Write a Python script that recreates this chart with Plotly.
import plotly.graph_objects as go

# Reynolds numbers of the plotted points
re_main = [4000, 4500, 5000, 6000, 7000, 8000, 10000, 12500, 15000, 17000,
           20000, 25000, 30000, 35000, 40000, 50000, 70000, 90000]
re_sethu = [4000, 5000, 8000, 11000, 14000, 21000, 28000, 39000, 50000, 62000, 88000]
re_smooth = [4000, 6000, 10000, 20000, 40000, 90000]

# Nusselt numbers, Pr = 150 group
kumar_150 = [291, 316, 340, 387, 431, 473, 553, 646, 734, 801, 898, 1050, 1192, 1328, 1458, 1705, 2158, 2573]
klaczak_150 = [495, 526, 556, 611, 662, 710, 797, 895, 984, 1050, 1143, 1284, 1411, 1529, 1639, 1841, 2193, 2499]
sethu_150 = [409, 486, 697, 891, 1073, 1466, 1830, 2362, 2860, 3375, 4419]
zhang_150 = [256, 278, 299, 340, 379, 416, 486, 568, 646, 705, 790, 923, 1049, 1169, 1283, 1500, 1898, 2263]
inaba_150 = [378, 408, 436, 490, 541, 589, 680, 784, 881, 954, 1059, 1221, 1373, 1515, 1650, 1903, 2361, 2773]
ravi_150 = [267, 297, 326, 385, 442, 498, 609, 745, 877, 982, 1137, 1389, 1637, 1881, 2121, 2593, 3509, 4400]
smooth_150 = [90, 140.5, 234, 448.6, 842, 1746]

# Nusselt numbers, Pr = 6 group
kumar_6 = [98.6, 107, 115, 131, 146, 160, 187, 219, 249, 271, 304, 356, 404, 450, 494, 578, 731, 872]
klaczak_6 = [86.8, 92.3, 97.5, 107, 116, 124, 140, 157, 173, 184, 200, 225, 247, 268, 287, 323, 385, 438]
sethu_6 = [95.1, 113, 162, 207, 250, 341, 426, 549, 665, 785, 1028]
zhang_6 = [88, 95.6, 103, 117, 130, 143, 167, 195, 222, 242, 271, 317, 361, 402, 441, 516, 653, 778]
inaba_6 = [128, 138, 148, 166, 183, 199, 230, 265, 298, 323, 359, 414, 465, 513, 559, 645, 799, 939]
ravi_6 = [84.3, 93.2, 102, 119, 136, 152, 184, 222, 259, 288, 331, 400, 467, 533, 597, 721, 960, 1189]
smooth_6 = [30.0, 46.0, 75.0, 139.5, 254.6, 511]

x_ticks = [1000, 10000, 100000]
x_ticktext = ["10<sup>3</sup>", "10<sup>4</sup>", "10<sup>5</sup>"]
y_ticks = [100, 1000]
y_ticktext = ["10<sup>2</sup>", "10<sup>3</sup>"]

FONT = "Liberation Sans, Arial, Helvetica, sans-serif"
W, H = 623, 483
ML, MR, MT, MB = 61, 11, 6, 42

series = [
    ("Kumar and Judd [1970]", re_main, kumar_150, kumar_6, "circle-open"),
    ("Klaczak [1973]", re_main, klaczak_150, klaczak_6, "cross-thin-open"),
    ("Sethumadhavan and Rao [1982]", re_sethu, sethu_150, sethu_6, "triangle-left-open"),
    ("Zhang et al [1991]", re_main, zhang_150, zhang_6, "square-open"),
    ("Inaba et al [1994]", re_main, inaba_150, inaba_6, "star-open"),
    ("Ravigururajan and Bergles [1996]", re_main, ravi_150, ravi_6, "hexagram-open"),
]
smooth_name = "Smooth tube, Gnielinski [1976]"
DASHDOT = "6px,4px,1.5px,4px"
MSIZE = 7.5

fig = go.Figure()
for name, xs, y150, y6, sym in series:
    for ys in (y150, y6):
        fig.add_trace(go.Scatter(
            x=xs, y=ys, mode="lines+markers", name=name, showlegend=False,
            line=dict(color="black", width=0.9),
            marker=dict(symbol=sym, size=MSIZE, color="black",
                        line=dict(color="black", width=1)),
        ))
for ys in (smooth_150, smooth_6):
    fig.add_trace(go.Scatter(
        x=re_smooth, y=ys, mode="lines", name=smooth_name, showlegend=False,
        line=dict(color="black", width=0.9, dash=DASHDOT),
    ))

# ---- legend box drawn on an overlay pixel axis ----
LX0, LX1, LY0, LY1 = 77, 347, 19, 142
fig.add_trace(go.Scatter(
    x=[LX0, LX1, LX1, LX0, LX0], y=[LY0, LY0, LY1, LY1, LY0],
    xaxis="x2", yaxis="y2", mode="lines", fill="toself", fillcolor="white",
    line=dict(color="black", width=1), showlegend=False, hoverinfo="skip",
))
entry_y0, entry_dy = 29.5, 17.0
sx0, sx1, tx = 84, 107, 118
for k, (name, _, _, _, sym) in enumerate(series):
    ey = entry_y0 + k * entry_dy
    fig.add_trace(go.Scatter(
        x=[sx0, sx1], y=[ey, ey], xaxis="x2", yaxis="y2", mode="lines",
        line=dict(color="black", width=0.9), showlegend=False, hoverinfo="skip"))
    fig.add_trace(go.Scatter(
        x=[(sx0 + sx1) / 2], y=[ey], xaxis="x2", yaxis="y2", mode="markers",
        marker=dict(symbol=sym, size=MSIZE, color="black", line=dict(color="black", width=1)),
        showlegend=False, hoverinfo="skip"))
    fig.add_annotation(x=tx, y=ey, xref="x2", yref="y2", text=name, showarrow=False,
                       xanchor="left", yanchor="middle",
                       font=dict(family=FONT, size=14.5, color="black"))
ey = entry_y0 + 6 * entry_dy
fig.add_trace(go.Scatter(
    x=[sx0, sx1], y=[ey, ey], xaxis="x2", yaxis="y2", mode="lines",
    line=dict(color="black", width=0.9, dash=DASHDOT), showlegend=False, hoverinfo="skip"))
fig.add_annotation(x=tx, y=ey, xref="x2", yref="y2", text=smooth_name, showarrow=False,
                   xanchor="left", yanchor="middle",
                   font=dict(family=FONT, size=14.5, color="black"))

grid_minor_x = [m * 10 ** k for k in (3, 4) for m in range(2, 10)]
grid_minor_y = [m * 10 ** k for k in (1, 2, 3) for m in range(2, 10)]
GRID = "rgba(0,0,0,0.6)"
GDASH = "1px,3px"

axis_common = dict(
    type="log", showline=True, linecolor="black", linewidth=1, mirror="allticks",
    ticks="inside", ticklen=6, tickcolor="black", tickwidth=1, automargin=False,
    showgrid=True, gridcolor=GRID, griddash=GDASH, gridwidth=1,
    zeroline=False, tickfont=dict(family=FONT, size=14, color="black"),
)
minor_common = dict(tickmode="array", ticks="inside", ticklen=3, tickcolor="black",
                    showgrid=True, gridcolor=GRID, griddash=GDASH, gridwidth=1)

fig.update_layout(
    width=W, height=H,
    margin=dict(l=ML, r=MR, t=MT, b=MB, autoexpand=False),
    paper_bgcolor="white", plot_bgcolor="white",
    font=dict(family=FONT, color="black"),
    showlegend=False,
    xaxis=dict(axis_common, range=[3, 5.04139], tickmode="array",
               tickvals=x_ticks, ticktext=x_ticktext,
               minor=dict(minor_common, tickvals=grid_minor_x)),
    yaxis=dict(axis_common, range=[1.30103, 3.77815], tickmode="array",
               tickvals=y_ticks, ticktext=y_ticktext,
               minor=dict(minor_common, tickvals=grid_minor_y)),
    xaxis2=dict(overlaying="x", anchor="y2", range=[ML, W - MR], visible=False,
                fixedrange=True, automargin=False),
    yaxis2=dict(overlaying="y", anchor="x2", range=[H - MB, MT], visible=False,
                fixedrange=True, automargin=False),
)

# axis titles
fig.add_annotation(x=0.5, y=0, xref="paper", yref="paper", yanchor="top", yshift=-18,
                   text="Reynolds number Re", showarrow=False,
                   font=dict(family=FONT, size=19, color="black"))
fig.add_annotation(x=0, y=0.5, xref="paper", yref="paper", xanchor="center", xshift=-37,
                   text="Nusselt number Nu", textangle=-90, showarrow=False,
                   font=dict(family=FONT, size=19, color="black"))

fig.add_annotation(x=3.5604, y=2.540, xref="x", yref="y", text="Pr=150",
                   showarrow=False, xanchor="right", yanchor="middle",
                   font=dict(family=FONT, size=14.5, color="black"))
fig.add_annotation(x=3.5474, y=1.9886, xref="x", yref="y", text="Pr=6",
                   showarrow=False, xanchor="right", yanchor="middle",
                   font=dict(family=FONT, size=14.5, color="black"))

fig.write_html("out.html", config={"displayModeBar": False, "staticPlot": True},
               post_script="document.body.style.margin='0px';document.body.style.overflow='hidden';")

- [Goal]: Print exactly, and only, the lines beginning at the top of the listing and ending at the line with "re_smooth = [4000, 6000, 10000, 20000, 40000, 90000]".

- [Task output]:
Write a Python script that recreates this chart with Plotly.
import plotly.graph_objects as go

# Reynolds numbers of the plotted points
re_main = [4000, 4500, 5000, 6000, 7000, 8000, 10000, 12500, 15000, 17000,
           20000, 25000, 30000, 35000, 40000, 50000, 70000, 90000]
re_sethu = [4000, 5000, 8000, 11000, 14000, 21000, 28000, 39000, 50000, 62000, 88000]
re_smooth = [4000, 6000, 10000, 20000, 40000, 90000]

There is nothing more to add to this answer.